EVERETT, Wash. -- Boeing employees and Washington state officials gathered Friday morning at the company's Everett factory to celebrate winning the $35 billion Air Force contract for a new aerial tanker fleet.
"We've got the tools. We're ready to go. We can start today," said employee J.J. Jenkins.
Boeing's offer to build refueling tankers based on its 767 jetliner won out over a bid by EADS.
Boeing builds the 767 at the Everett plant. Among those at the rally were Senators Patty Murray and Maria Cantwell, Representatives Jay Inslee and Dave Reichert, labor leaders, Boeing employees and company officials.
"We believed in our product. We believed in our government and we're excited that we've got this contract," said worker Loraine Gibson.
The contract to replace the Air Force's half-century-old KC-135 tanker fleet is a major boost for the Puget Sound region and Wichita, Kan., where the planes will be built and modified. Boeing builds the 767 at the Everett plant.

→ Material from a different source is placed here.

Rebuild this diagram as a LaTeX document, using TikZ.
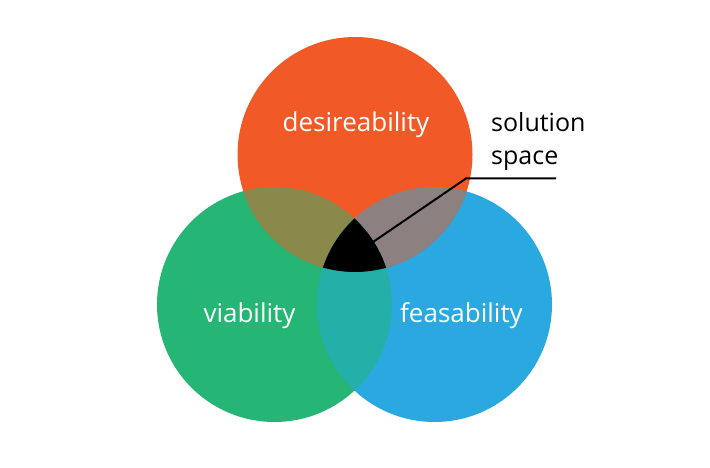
\documentclass[tikz,border=0pt]{standalone}
\usepackage{fontspec}
\setmainfont{Open Sans}
\definecolor{cOrange}{HTML}{F15A27}
\definecolor{cGreen}{HTML}{25B574}
\definecolor{cBlue}{HTML}{29A9E0}
\definecolor{cOlive}{HTML}{8A884B}
\definecolor{cGray}{HTML}{8C8180}
\definecolor{cTeal}{HTML}{25AFA9}
\begin{document}
\begin{tikzpicture}[x=1pt,y=-1pt,
  lbl/.style={text=white,font=\fontsize{26}{30}\selectfont,inner sep=0pt,anchor=base},
  side/.style={text=black,font=\fontsize{25}{33}\selectfont,inner sep=0pt,align=left,anchor=base west}]
\useasboundingbox (0,0) rectangle (710,468);
\def\R{117.5}
\coordinate (cT) at (355,154.5);
\coordinate (cL) at (274.5,304.5);
\coordinate (cR) at (434.5,304.5);
\fill[cGreen] (cL) circle[radius=\R];
\fill[cBlue] (cR) circle[radius=\R];
\fill[cOrange] (cT) circle[radius=\R];
\begin{scope}
  \clip (cT) circle[radius=\R];
  \fill[cOlive] (cL) circle[radius=\R];
  \fill[cGray] (cR) circle[radius=\R];
\end{scope}
\begin{scope}
  \clip (cL) circle[radius=\R];
  \fill[cTeal] (cR) circle[radius=\R];
  \clip (cR) circle[radius=\R];
  \fill[black] (cT) circle[radius=\R];
\end{scope}
\node[lbl] (d) at (356,132) {desireability};
\node[lbl] (v) at (249.5,322) {viability};
\node[lbl] (f) at (461.5,322) {feasability};
\node[side] (s) at (491,165) {solution\\space};
\coordinate (p0) at (373,242);
\coordinate (p1) at (466,178.5);
\coordinate (p2) at (556,178.5);
\draw[line width=2pt] (p0) -- (p1) -- (p2);
\end{tikzpicture}
\end{document}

Thursday's announcement came as a surprise to many after defense analysts, politicians, factory workers and even company executives had expected EADS to win the decade-long battle with Boeing, which had been marked by delays, missteps and bitter accusations.
"We were very concerned because this is a very, very complicated process and we were concerned that EADS was able to put in a lower bid because they had government subsidies behind that A330 airframe," said Washington Senator Maria Cantwell (D). "But Boeing was able, because it's been building these planes for a long time, to get the efficiency down and put a very, very competitive proposal on the table. So that's very big economic news for our region."
EADS said in a statement Friday that it would go over the issue with the Air Force, but said nothing about a formal appeal.
"This is certainly a disappointing turn of events, and we look forward to discussing with the Air Force how it arrived at this conclusion," EADS North America Chairman Ralph D. Crosby, Jr. said.
The company said it was sending a letter to its employees explaining that the decision does not mean the end of EADS' efforts to expand in the United States.
The contract will support about 50,000 total U.S. jobs with Boeing and some 800 suppliers in more than 40 states, the company says. For Washington state alone, Boeing has said it would mean 11,000 jobs and $693 million in annual economic benefits.